The knavery of the turf is so ramified that it is very difficult to tell either where it begins or ends. The telegraphic wires, as all owners of race-horses, bookmakers, and bettors are aware, are now extensively used for the communication of turf information. In towns where there is a great deal of betting, and in consequence several bookmakers, receiving from half-a-dozen to twenty messages every day, denoting changes in the betting or other occurrences during the progress of a race meeting, the telegraph clerks have been known to be so tampered with that information of an important kind meant only for one person has been made public. It is said that in some of our large towns the telegraph clerks have become demoralised, and that many of them bet on the sly, making use of information which has been obtained in their official capacity, and which they ought not to divulge. Ingenious plans have been devised by these persons in order to utilise messages forwarded from one turfite to another, or from a "tout" to his employer.
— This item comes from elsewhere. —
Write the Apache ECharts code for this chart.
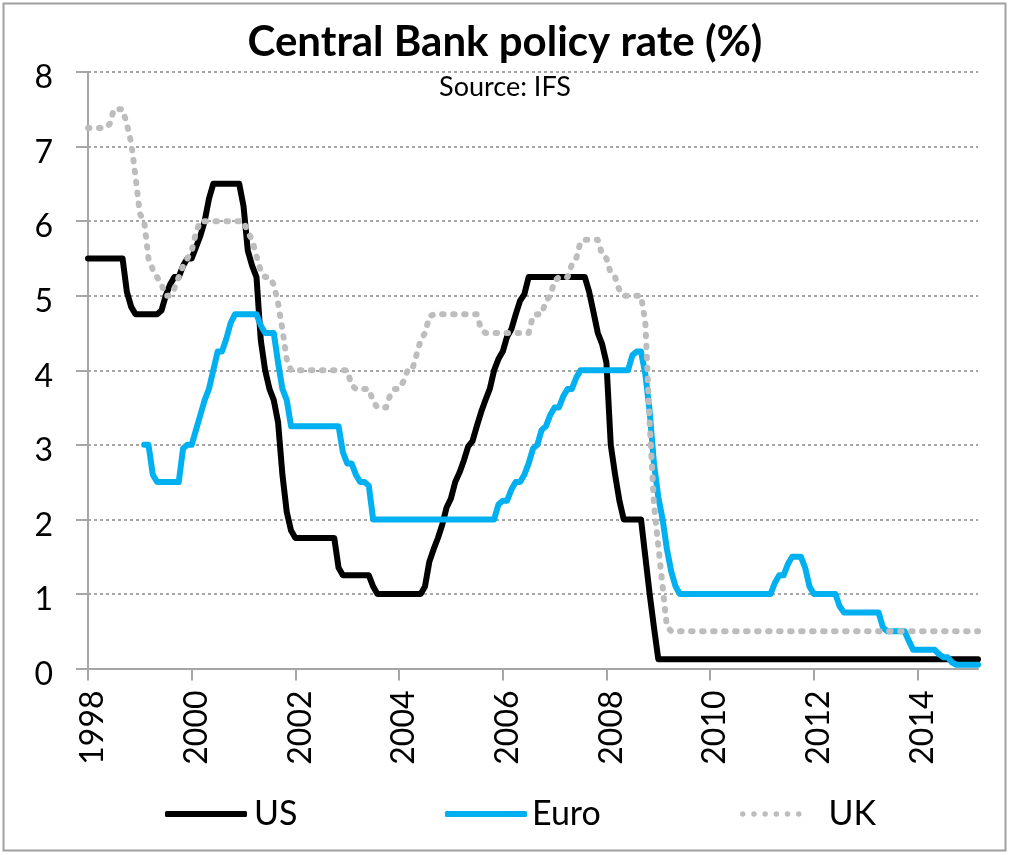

Say that a message is sent from an agent in London to a bookmaker in Liverpool, that Judas, an acceptor, is being heavily backed for the Cesarewitch, and that from being at 50 to 1 the previous night he is now at 100 to 6; the clerk will delay the message on some pretence or other for ten or twelve minutes, so that a confederate may have time to visit one or two bookmakers and obtain the longer odds, well knowing that the effect of the message will be to make the horse named a prime favourite in the local betting, so that if 50 to 1 can be obtained, a profit may be made by retailing the bet at a third of the odds. That represents one mode of procedure; another plan of petty swindling which has often been tried with success is for the clerks of one town to get from those of another town the result of some important race with great rapidity, and knowing the result, have matters so planned that a confederate will be able to back or lay against, as the case may be, the actual winner or some of the losing horses, with persons who think it too soon for the decision of the race to be known. The plan of working this kind of fraud is for a series of signals to be agreed upon in order to denote the winners and losers in a race. The confederate then proceeds to the Club or bookmakers' chamber, half an hour or twenty minutes before the time set for the race, and talks over the chances of the various horses, asking the state of the odds, etc. By-and-by his "pal" arrives with the news, but he says nothing, he simply sits down, wiping his forehead or blowing his nose as the case may be. This is the signal agreed upon, and the confederate in a most nonchalant manner says: "Very well, then, Bill, I'll just have a couple of sovs. on Busybee for a win, and a couple on Clarion for a show." The bookmaker, knowing his client has never quitted the room, suspects nothing, but takes the money and enters the bet. In ten minutes afterwards the official message comes in: "Busybee, first; Mussulman, second; Clarion, third." Such practices, it is said, are common enough.